The longstanding relationship between the state lottery and Iowa State has rarely been more visible on game day than it was Sept. 10, when the tailgate trailer made an appearance before the Cyclones' three-overtime victory against Iowa — one of 11 scheduled stops on the three participating campuses throughout the season. "To see a lottery advertisement or a lottery promotion around Iowa State athletics is really nothing new for our fans and donors, so I don't think they give it a second thought," says Frank Nogel, ISU's senior associate athletic director for external relations. "They see a tailgate trailer with a big flat-screen TV in there, and they think they want to figure out a way to win that. There was no controversy surrounding it at all."
While veterans are a priority in Iowa, education gets the lion's share of lottery funds in Florida. Since the lottery's founding there in 1988, $22 billion has flowed into the state's Education Enhancement Trust Fund, and more than 500,000 Florida students have attended college through the Bright Futures Scholarship program, launched by the state Legislature in 1997 and fully funded by the lottery (until revenue from legalized slot machines began contributing 10 percent).
The Fan-tastic College Football Promotion, which expanded this fall to include all seven of Florida's football-playing public institutions, as well as the private University of Miami, reflects the lottery's desire to "highlight that partnership and include the schools that gain some of those education dollars," says Florida Lottery director of public affairs Jacqueline Barreiros. Ice cream socials are held on partner campuses to welcome Bright Futures scholars back to school, and hand fans are distributed featuring a school's logo on one side and Bright Futures statistics pertaining to that school on the other. "It's an awareness thing, because the number-one question we get is, 'How is lottery money used?'" Barreiros says. "This is just a way for us to remind folks that this is the good that we've been able to do with it."
Fans age 18 or older who spend $10 or more on Florida Lotto™ tickets may enter into Fan-tastic College Football Promotion drawings for school-specific game tickets and merchandise (as well as additional Lotto scratch-off tickets). Though college-age adults are eligible, they aren't targeted. "We don't encourage them to go out and purchase tickets," Barreiros says. "Most of the people that we've seen who have signed up for this promotion are alumni, folks who really support their teams and want to try to win some merchandise and tickets."

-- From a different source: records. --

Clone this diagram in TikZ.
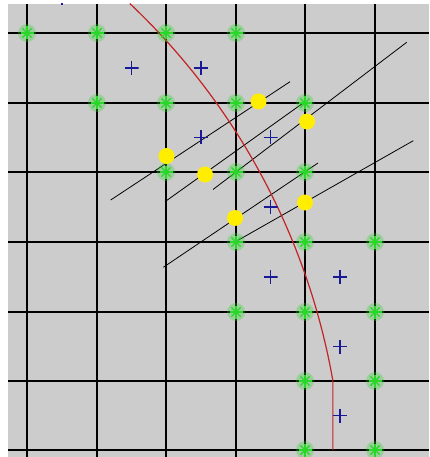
\documentclass[tikz,border=0pt]{standalone}
\usepackage{tikz}
\usetikzlibrary{calc}
\usepackage{xcolor}
\definecolor{panel}{RGB}{204,204,204}
\definecolor{cellplus}{RGB}{25,25,150}
\definecolor{edgegreen}{RGB}{40,215,40}
\definecolor{front}{RGB}{195,35,35}
\definecolor{hit}{RGB}{255,238,0}

\begin{document}
\begin{tikzpicture}[x=1pt,y=-1pt,
  gridline/.style={black,line width=2pt},
  ray/.style={black,line width=0.8pt},
  front line/.style={front,line width=1.2pt},
  gmark/.style={circle,inner sep=0pt,minimum size=18pt,
    preaction={fill=edgegreen,fill opacity=0.3},
    path picture={\foreach \a in {0,45,90,135}
      \draw[edgegreen,line width=1.4pt,draw opacity=1]
        ([shift={(\a:6.5)}]path picture bounding box.center) --
        ([shift={(\a+180:6.5)}]path picture bounding box.center);}},
  bplus/.style={inner sep=0pt,minimum size=14pt,
    path picture={\draw[cellplus,line width=1.4pt]
      (path picture bounding box.north) -- (path picture bounding box.south)
      (path picture bounding box.west) -- (path picture bounding box.east);}},
  hitdot/.style={circle,fill=hit,inner sep=0pt,minimum size=16pt}]
\useasboundingbox (0,0) rectangle (429,457);
\fill[panel] (8,4) rectangle (429,457);

% grid
\foreach \x in {27,97,166,236,305,375}
  \draw[gridline] (\x,4) -- (\x,457);
\foreach \y in {33,103,172,242,312,381,450}
  \draw[gridline] (8,\y) -- (429,\y);

% rays
\coordinate (a0) at (110.7,200);   \coordinate (a1) at (290,81.7);
\coordinate (b0) at (165,201.7);   \coordinate (b1) at (305,101.7);
\coordinate (c0) at (213,189.5);   \coordinate (c1) at (406.7,42.3);
\coordinate (d0) at (163.3,267.3); \coordinate (d1) at (318,163);
\coordinate (e0) at (235,242);     \coordinate (e1) at (413.3,140.7);
\draw[ray] (a0) -- (a1);
\draw[ray] (b0) -- (b1);
\draw[ray] (c0) -- (c1);
\draw[ray] (d0) -- (d1);
\draw[ray] (e0) -- (e1);

% interface
\coordinate (ctr) at (-338.8,499);
\draw[front line] ($(ctr)+(-46.6:682)$) arc[start angle=-46.6,end angle=-10,radius=682]
  -- ++(0,69.4);

% grid nodes
\foreach \x/\y [count=\k] in {27/33,97/33,166/33,236/33,97/103,166/103,236/103,305/103,
    166/172,236/172,305/172,236/242,305/242,375/242,236/312,305/312,375/312,
    305/381,375/381,305/450,375/450}
  \node[gmark] (g\k) at (\x,\y) {};

% cell centres
\foreach \x/\y [count=\k] in {131.5/68,201/68,201/137.5,270.5/137.5,270.5/207,
    270.5/277,340/277,340/346.5,340/415.5}
  \node[bplus] (p\k) at (\x,\y) {};
\begin{scope}
  \clip (8,4) rectangle (429,457);
  \node[bplus] (p0) at (62,-1.5) {};
\end{scope}

% crossing points
\node[hitdot] (y1) at (166.5,156) {};
\node[hitdot] (y2) at (205,174.5) {};
\node[hitdot] (y3) at (258.5,101.5) {};
\node[hitdot] (y4) at (307,121.5) {};
\node[hitdot] (y5) at (235,218) {};
\node[hitdot] (y6) at (305,202.5) {};
\end{tikzpicture}
\end{document}
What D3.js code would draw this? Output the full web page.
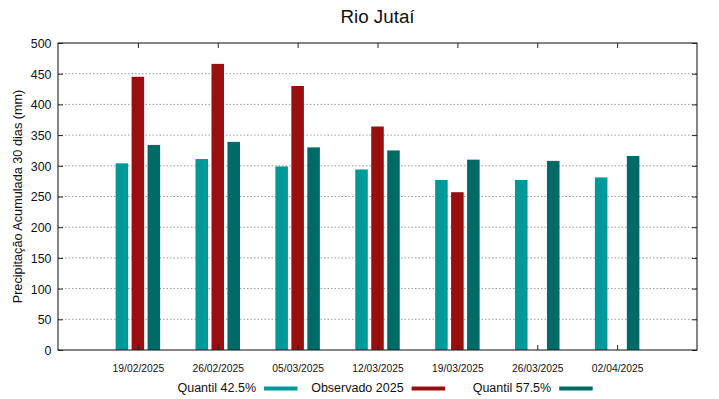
<!DOCTYPE html>
<html>
<head>
<meta charset="utf-8">
<script src="https://cdn.jsdelivr.net/npm/d3@7"></script>
<style>
  body { margin: 0; background: #fff; }
  svg { display: block; font-family: "Liberation Sans", Arial, sans-serif; }
</style>
</head>
<body>
<svg width="719" height="399"></svg>
<script>
// data
const dates = ['19/02/2025','26/02/2025','05/03/2025','12/03/2025','19/03/2025','26/03/2025','02/04/2025'];
const quantil425 = [304, 311, 299, 294, 277, 277, 281];
const observado2025 = [445, 466, 430, 364, 257, null, null];
const quantil575 = [334, 339, 330, 325, 310, 308, 316];
const yTicks = [0, 50, 100, 150, 200, 250, 300, 350, 400, 450, 500];
const seriesNames = ['Quantil 42.5%', 'Observado 2025', 'Quantil 57.5%'];

const svg = d3.select('svg');
const width = +svg.attr('width');
const height = +svg.attr('height');

//plot frame
const margin = {top:43, right:22, bottom:49, left:58};
const innerWidth = width - margin.left - margin.right;
const innerHeight = height - margin.top - margin.bottom;

const colors = ['#009999', '#990e0e', '#006a66'];
const series = [quantil425, observado2025, quantil575];

const g = svg.append('g')
  .attr('transform', `translate(${margin.left},${margin.top})`);

//x in category units (gnuplot style range -1..n)
const xScale = d3.scaleLinear()
  .domain([-1, dates.length])
  .range([0, innerWidth]);

const yScale = d3.scaleLinear()
  .domain([0, 500])
  .range([innerHeight, 0]);

//dotted grid
g.selectAll('.grid')
  .data(yTicks.filter(t => t > 0 && t < 500))
  .enter().append('line')
  .attr('class', 'grid')
  .attr('x1', 0).attr('x2', innerWidth)
  .attr('y1', d => yScale(d)).attr('y2', d => yScale(d))
  .attr('stroke', '#9a9a9a')
  .attr('stroke-width', 1)
  .attr('stroke-dasharray', '1.5,2');

//bars
const offsets = [-0.2, 0, 0.2];
const barW = 0.157;
series.forEach((vals, s) => {
  g.append('g').selectAll('rect')
    .data(vals.map((v, i) => ({i, v})).filter(d => d.v != null))
    .enter().append('rect')
    .attr('x', d => xScale(d.i + offsets[s] - barW / 2))
    .attr('width', xScale(barW) - xScale(0))
    .attr('y', d => yScale(d.v))
    .attr('height', d => yScale(0) - yScale(d.v))
    .attr('fill', colors[s]);
});

//axes, ticks pointing inward
const yAxis = d3.axisLeft(yScale).tickValues(yTicks).tickSize(-5).tickPadding(6.5);
const yAxisR = d3.axisRight(yScale).tickValues(yTicks).tickSize(-5);
const xAxis = d3.axisBottom(xScale).tickValues(d3.range(dates.length))
  .tickFormat(i => dates[i]).tickSize(-5).tickPadding(14);
const xAxisT = d3.axisTop(xScale).tickValues(d3.range(dates.length)).tickSize(-5);

g.append('g').call(yAxis)
  .selectAll('text').attr('font-size', '12.4px')
  .attr('dy', null).attr('y', 4.4);
g.append('g').attr('class', 'mirror').attr('transform', `translate(${innerWidth},0)`).call(yAxisR);
g.append('g').attr('transform', `translate(0,${innerHeight})`).call(xAxis)
  .selectAll('text').attr('font-size', '10.3px')
  .attr('dy', null).attr('y', 21.5);
g.append('g').attr('class', 'mirror').call(xAxisT);

//mirrored axes carry no labels
g.selectAll('.mirror .tick text').remove();
g.selectAll('.domain').remove();
g.selectAll('.tick line').attr('stroke', '#222');
g.selectAll('.tick text').attr('fill', '#111').style('font-family', '"Liberation Sans", Arial, sans-serif');

//frame
g.append('rect')
  .attr('width', innerWidth).attr('height', innerHeight)
  .attr('fill', 'none').attr('stroke', '#222').attr('stroke-width', 1.1);

//title
svg.append('text')
  .text('Rio Jutaí')
  .attr('x', margin.left + innerWidth / 2)
  .attr('y', 23)
  .attr('text-anchor', 'middle')
  .attr('font-size', '18.8px')
  .attr('fill', '#111');

//y label
svg.append('text')
  .text('Precipitação Acumulada 30 dias (mm)')
  .attr('transform', `translate(21.5,${margin.top + innerHeight / 2}) rotate(-90)`)
  .attr('text-anchor', 'middle')
  .attr('font-size', '12.7px')
  .attr('fill', '#111');

//legend
const legend = svg.append('g').attr('transform', 'translate(264,0)');
seriesNames.forEach((name, s) => {
  const lg = legend.append('g').attr('transform', `translate(${s * 147.6},0)`);
  lg.append('text')
    .text(name)
    .attr('x', -8).attr('y', 391.5)
    .attr('text-anchor', 'end')
    .attr('font-size', '12.5px')
    .attr('fill', '#111');
  lg.append('rect')
    .attr('x', 0).attr('y', 386.5)
    .attr('width', 33.5).attr('height', 4)
    .attr('fill', colors[s]);
});
</script>
</body>
</html>
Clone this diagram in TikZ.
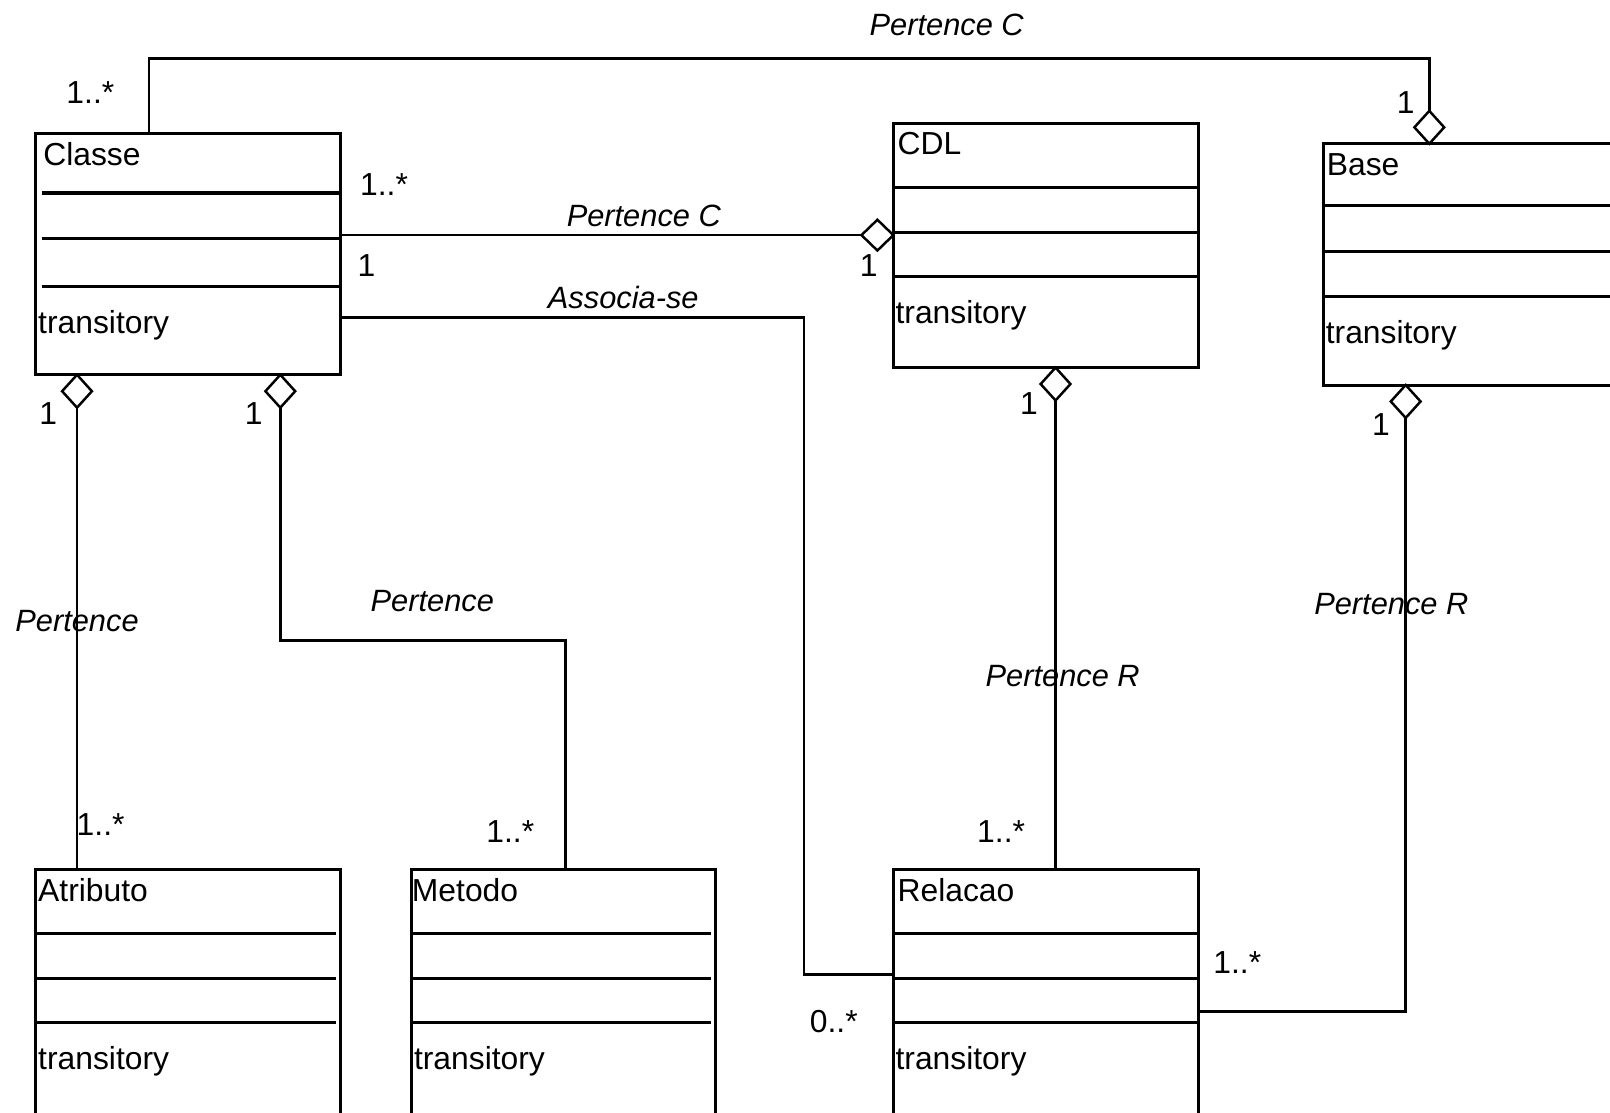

Like any successful sports marketing campaign, fan affinity is the key, and the same goes for promotions launched by state lotteries. When asked if the "Civil War" scratch-it promotion represents the blurring of a line between college sports and gaming that shouldn't be blurred, the Oregon Lottery's Baumann says, "I don't see a problem with the fact that we're using the Beavers and an Oregon Duck-like figure. I really don't. We recognize that there are current and potential lottery players out there who love college football, and especially love their Beavers or love their Ducks, and so we're hoping to appeal to them."